There is more to see in Queering Indigeneity, and for an audience with an intention to seek to learn and understand, one that should reward multiple visits and engagements. That is especially the case if taken with the M's collection as a whole for more Native perspectives and practices. There is a room full of George Morrison’s sculptures and works on paper, Frank Big Bear’s sprawling and enthralling collaged portrait of the American Indian Movement, the sly photography of Cara Romero across from the ceramics of Maria Martinez, Jeffrey Gibson’s geometric pop punch, two giant canvasses from Rabbett Before Horses Strickland and Jim Denomie that play with identity, history, and stereotypes, Julie Buffalohead’s mythological animalia, Leya Hale’s engrossing and expansive portrait of the Mississippi River, the vibrating, beaded, beating hearts of Maggie Thompson’s Quantum Entanglement, and more. 

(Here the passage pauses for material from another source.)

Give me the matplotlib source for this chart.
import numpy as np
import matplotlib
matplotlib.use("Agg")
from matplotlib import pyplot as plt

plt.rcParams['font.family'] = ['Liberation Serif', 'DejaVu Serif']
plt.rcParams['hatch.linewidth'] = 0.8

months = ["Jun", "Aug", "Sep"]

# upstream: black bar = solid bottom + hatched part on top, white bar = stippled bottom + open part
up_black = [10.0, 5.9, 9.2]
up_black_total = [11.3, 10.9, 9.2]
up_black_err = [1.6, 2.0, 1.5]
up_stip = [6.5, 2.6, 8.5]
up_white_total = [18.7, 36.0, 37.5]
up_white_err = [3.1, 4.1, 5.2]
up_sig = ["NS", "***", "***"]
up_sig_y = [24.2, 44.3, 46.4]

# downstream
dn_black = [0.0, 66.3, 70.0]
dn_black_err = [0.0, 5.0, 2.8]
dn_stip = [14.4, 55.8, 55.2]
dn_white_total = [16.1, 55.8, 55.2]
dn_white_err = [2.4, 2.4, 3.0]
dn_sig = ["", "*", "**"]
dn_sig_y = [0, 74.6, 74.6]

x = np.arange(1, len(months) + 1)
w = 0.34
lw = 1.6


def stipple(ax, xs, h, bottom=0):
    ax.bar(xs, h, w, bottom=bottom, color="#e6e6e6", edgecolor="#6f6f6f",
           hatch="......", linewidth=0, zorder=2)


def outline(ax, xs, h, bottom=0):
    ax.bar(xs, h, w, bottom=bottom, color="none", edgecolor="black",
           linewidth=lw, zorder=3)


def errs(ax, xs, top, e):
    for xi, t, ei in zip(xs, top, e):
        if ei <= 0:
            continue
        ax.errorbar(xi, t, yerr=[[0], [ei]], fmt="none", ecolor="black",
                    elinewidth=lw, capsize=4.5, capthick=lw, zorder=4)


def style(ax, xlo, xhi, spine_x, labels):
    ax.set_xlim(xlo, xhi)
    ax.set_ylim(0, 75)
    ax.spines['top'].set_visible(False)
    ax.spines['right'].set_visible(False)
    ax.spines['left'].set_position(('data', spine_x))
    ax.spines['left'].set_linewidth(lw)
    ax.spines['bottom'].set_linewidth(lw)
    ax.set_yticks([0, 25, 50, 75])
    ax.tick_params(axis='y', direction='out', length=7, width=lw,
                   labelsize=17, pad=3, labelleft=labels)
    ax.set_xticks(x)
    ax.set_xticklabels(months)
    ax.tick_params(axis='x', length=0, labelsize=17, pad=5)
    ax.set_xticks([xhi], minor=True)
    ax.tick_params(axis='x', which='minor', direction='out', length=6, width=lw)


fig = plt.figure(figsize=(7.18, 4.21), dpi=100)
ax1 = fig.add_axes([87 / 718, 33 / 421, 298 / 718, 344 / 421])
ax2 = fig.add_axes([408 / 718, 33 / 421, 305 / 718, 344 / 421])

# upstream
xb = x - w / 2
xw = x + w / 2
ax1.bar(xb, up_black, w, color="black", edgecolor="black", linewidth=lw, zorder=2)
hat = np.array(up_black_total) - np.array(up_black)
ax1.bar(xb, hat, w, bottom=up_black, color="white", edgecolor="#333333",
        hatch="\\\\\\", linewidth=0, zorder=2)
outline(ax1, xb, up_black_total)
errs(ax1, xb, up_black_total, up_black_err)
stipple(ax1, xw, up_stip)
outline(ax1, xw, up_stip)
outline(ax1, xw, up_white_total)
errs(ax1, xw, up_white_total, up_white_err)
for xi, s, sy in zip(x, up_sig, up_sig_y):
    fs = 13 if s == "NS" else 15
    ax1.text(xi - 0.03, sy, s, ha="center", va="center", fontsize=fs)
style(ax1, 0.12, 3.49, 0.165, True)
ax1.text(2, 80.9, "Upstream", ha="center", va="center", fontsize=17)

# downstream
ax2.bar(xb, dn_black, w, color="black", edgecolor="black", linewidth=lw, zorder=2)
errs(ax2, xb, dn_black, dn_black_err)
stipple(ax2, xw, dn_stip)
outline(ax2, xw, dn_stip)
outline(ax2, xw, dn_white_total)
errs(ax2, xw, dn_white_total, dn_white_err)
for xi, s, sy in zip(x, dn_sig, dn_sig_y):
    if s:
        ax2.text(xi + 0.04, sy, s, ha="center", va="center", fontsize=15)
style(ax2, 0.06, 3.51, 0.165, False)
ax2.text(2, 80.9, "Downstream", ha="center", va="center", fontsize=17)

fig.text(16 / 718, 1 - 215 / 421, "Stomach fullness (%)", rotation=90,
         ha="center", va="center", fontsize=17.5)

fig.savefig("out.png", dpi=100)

And then there is Hazel Belvo’s gnarled portrait of Manidoo-giizhikenss, also known as the Spirit Tree, a four hundred year old red cedar on the north shore of Lake Superior. Belvo returned to this tree throughout her career, and as noted on the wall didactic, the tree is sacred to the Ojibwe people for its resilience. Resilience and survival are holy and precious, for the land and the people. The desire to see and be seen is about as universal as any sentiment,  and as Queering Indigeneity shows, there is a “confluence of beautiful potential when 2-Spirit, Native queer, and gender expansive relatives fully embody their gifts.”◼︎ 

 

Awanigiizhik Bruce (Mikinaak-Wajiw Anishinaabe, Nehiyawe, Michif)
with Dyana Decoteau-Dyess, Niizhoomanidoowag manidokewining, aaniish naa izhi-noojimo’idizowaad? (How do they heal themselves in a Two-Spirit ceremony?), 2025, Photograph. Courtesy of the Minnesota Museum of American Art.

 

QUEERING INDIGENEITY is on view up through August 16, 2026, in the
Nancy and John Lindahl Gallery at the Minnesota Museum of American Art. You can join in the opening reception on October 11, 2025, from 4 pm to 9 pm.